Nossa conclusão e sugestão é que o subgrupo
“Kardec-estrito” deveria abster-se de criticar de forma
tão inconsequente Chico, Divaldo, Yvonne e Waldo, pois,
ao fazer isso, comprometem-se com o dever de fornecer
contribuições para a literatura espírita, mediúnicas ou
não, superiores àquelas fornecidas pelos citados
médiuns. Ora, este objetivo, pelo que conseguimos
apreender, não tem sido logrado.

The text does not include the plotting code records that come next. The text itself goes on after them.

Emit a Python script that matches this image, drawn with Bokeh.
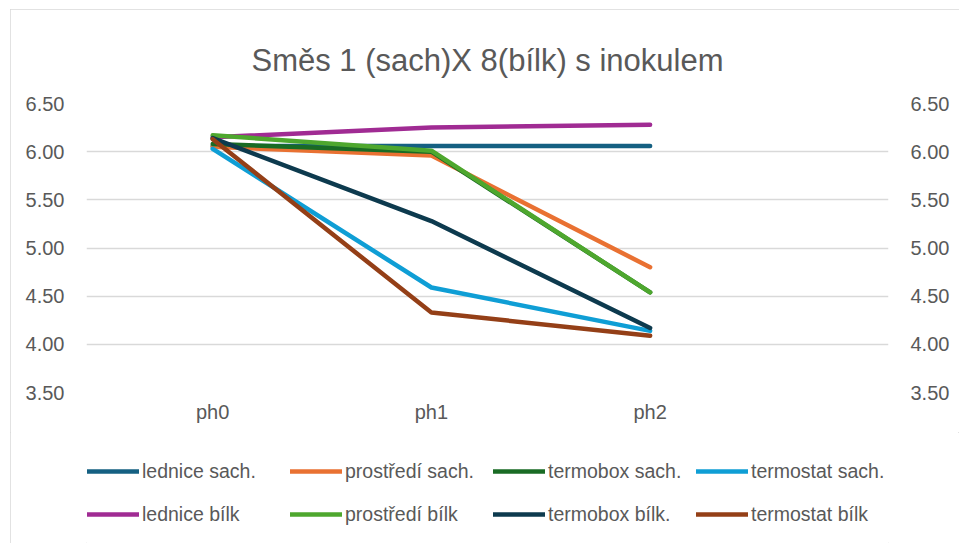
from bokeh.plotting import figure
from bokeh.layouts import column
from bokeh.models import (Range1d, LinearAxis, FixedTicker, NumeralTickFormatter,
                          Legend, LegendItem)
from bokeh.embed import file_html
from bokeh.resources import INLINE

title_text = "Směs 1 (sach)X 8(bílk) s inokulem"
categories = ["ph0", "ph1", "ph2"]
y_ticks = [3.5, 4.0, 4.5, 5.0, 5.5, 6.0, 6.5]

series_names = ["lednice sach.", "prostředí sach.", "termobox sach.", "termostat sach.",
                "lednice bílk", "prostředí bílk", "termobox bílk.", "termostat bílk"]
lednice_sach = [6.06, 6.06, 6.06]
prostredi_sach = [6.05, 5.96, 4.80]
termobox_sach = [6.08, 6.00, 4.54]
termostat_sach = [6.03, 4.59, 4.14]
lednice_bilk = [6.15, 6.25, 6.28]
prostredi_bilk = [6.17, 6.01, 4.54]
termobox_bilk = [6.14, 5.28, 4.17]
termostat_bilk = [6.13, 4.33, 4.09]
series_values = [lednice_sach, prostredi_sach, termobox_sach, termostat_sach,
                 lednice_bilk, prostredi_bilk, termobox_bilk, termostat_bilk]
colors = ["#156082", "#E97132", "#196B24", "#0F9ED5",
          "#A02B93", "#4EA72E", "#0D3A4E", "#943F17"]

FONT = "Liberation Sans"
TXT = "#595959"
W = 949
H_MAIN = 423
H_LEG = 111

x = list(range(len(categories)))

p = figure(width=W, height=H_MAIN, output_backend="svg", toolbar_location=None,
           x_range=Range1d(-0.577, 3.09), y_range=Range1d(3.5, 6.5),
           min_border_left=76, min_border_right=71, min_border_top=94,
           min_border_bottom=40, x_axis_location="below")
p.outline_line_color = None
p.background_fill_color = "white"
p.border_fill_color = "white"

p.title.text = title_text
p.title.align = "center"
p.title.text_font = FONT
p.title.text_font_size = "31px"
p.title.text_font_style = "normal"
p.title.text_color = TXT
p.title.standoff = 51

# axes
p.xaxis.ticker = FixedTicker(ticks=x)
p.xaxis.major_label_overrides = {i: c for i, c in zip(x, categories)}
p.yaxis.ticker = FixedTicker(ticks=y_ticks)
p.yaxis.formatter = NumeralTickFormatter(format="0.00")
right = LinearAxis(ticker=FixedTicker(ticks=y_ticks),
                   formatter=NumeralTickFormatter(format="0.00"))
p.add_layout(right, "right")

for ax in [p.xaxis[0], p.yaxis[0], right]:
    ax.axis_line_color = None
    ax.major_tick_line_color = None
    ax.minor_tick_line_color = None
    ax.major_tick_out = 0
    ax.major_tick_in = 0
    ax.major_label_text_font = FONT
    ax.major_label_text_font_size = "20px"
    ax.major_label_text_color = TXT
p.yaxis[0].major_label_standoff = 22
right.major_label_standoff = 22
p.xaxis[0].major_label_standoff = 8

p.xgrid.grid_line_color = None
p.ygrid.grid_line_color = "#d9d9d9"
p.ygrid.grid_line_width = 1.5
p.ygrid.ticker = FixedTicker(ticks=y_ticks)

# legend figure (same series, drawn outside its visible range, used only for the legend)
pl = figure(width=W, height=H_LEG, output_backend="svg", toolbar_location=None,
            x_range=p.x_range, y_range=Range1d(0, 1),
            x_axis_type=None, y_axis_type=None,
            min_border_left=0, min_border_right=0, min_border_top=0, min_border_bottom=0)
pl.outline_line_color = None
pl.grid.grid_line_color = None
pl.border_fill_color = "white"

items = []
for name, vals, col in zip(series_names, series_values, colors):
    p.line(x, vals, line_color=col, line_width=4.5, line_join="round", line_cap="round")
    r2 = pl.line(x, vals, line_color=col, line_width=4.5, line_cap="round")
    items.append(LegendItem(label=name, renderers=[r2]))

legend = Legend(items=items, orientation="horizontal", ncols=4,
                location=(1, 12), padding=0, margin=0,
                border_line_color=None, background_fill_alpha=0,
                glyph_width=52, glyph_height=34, label_height=34,
                label_width=139, label_standoff=3, spacing=9,
                label_text_font=FONT, label_text_font_size="19.5px",
                label_text_color=TXT)
pl.add_layout(legend, "center")

layout = column(p, pl, spacing=0)
layout.styles = {"margin-left": "10px", "margin-top": "9px",
                 "outline": "1px solid #d9d9d9", "outline-offset": "-1px"}

open("out.html", "w").write(file_html(layout, INLINE))
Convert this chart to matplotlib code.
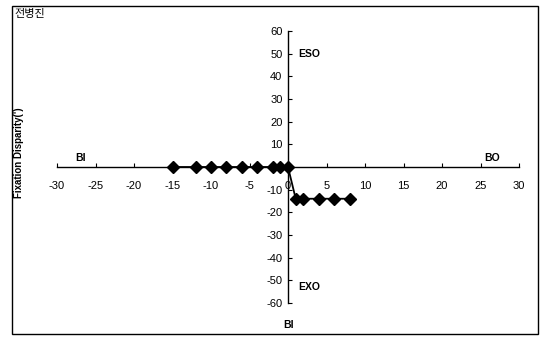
import matplotlib
matplotlib.use("Agg")
import matplotlib.pyplot as plt
from matplotlib.patches import Rectangle

plt.rcParams['font.family'] = ['Liberation Sans', 'Noto Sans CJK KR', 'DejaVu Sans']

x_vals = [-15, -12, -10, -8, -6, -4, -2, -1, 0, 1, 2, 4, 6, 8]
y_vals = [0, 0, 0, 0, 0, 0, 0, 0, 0, -14, -14, -14, -14, -14]
x_ticks = [-30, -25, -20, -15, -10, -5, 0, 5, 10, 15, 20, 25, 30]
y_ticks = [-60, -50, -40, -30, -20, -10, 0, 10, 20, 30, 40, 50, 60]
title = "전병진"
y_label = "Fixation Disparity(')"

W, H = 541, 338
fig = plt.figure(figsize=(W / 100, H / 100), dpi=100)
fig.patch.set_facecolor('white')

# chart border
fig.add_artist(Rectangle((12 / W, 1 - 334 / H), 526 / W, 328 / H,
                         transform=fig.transFigure, fill=False,
                         edgecolor='black', linewidth=1.0))

ax = fig.add_axes([57 / W, 1 - 303 / H, 462 / W, 272 / H])
ax.set_xlim(-30, 30)
ax.set_ylim(-60, 60)
for s in ['top', 'right']:
    ax.spines[s].set_visible(False)
ax.spines['left'].set_position(('data', 0))
ax.spines['bottom'].set_position(('data', 0))
ax.spines['left'].set_linewidth(1.0)
ax.spines['bottom'].set_linewidth(1.0)
ax.set_xticks(x_ticks)
ax.set_yticks(y_ticks)
ax.set_xticklabels([str(v) for v in x_ticks])
ax.set_yticklabels([str(v) for v in y_ticks])
ax.tick_params(direction='in', length=3, width=0.8, labelsize=8, pad=10)
ax.tick_params(axis='y', pad=4)
ax.patch.set_alpha(0)

ax.plot(x_vals, y_vals, color='black', linewidth=1.3, marker='D',
        markersize=6, markerfacecolor='black', markeredgecolor='black',
        clip_on=False, zorder=5)

bold = dict(fontsize=7.5, fontweight='bold', color='black')
ax.text(1.3, 50, "ESO", ha='left', va='center', **bold)
ax.text(1.3, -53, "EXO", ha='left', va='center', **bold)
ax.text(-27, 4, "BI", ha='center', va='center', **bold)
ax.text(26.5, 4, "BO", ha='center', va='center', **bold)

fig.text(288 / W, 1 - 325 / H, "BI", ha='center', va='center', **bold)
fig.text(19 / W, 1 - 153 / H, y_label, rotation=90, ha='center', va='center',
         fontsize=7, fontweight='bold', color='black')
fig.text(14 / W, 1 - 14 / H, title, ha='left', va='center', fontsize=8,
         family=['Noto Sans CJK KR', 'DejaVu Sans'])

fig.savefig("out.png", dpi=100)
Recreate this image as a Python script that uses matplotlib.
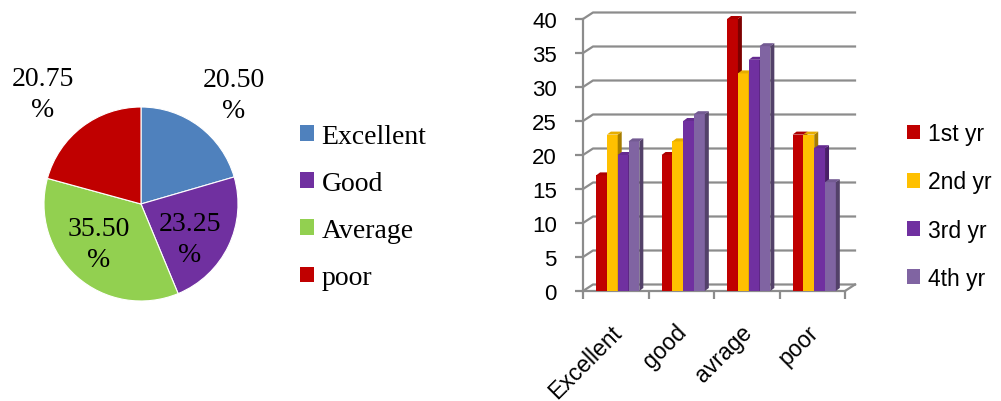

Logo, tais críticas
acerbas a CX, DPF, YAP e WV demonstram, na realidade, da
parte desses críticos, que os mesmos possuem pouca
aptidão para lidar com mediunidade a fim de gerar
mensagens que gerem contribuições efetivas para o
crescimento da Doutrina Espírita e/ou do Movimento
Espírita.
Tais contradições denotam incompreensão ou pelo menos
necessidade de maior intercâmbio de informações e
experiências em nossos estudos sobre mediunidade no
movimento espírita.
Conclusões
A postura ideal do espírita deve ser a de valorizar, com
toda a ênfase, a obra de Allan Kardec em primeiro lugar,
e, em segundo lugar, também valorizar as chamadas
excelentes obras subsidiárias. Cabe ao espírita
consciente estudar com profundidade e perseverança para
selecionar as obras que são verdadeiramente dignas de
serem consideradas subsidiárias à obra de Allan Kardec.
Entre as duas posturas analisadas no presente artigo, a
nosso ver indevidas, dos subgrupos “Kardec-Estrito” e
“Espiritualismo permissivo”, consideramos que a atitude
“Kardec-Estrito” é a menos incoerente. No entanto, tal
postura seria, em princípio, menos inadequada desde que
não repercuta em ataques a trabalhadores e médiuns que
forneceram e fornecem legítimas contribuições ao
trabalho espírita e desde que não implique uma percepção
de que o texto de Kardec é um tipo de “texto sagrado”,
“infalível”, o que violentaria uma das grandes
contribuições do Espiritismo que é a “Aliança da Ciência
e da Religião” (vide “O Evangelho segundo o
Espiritismo”), ou, em outras palavras, o tríplice
aspecto doutrinário: ciência, filosofia e religião.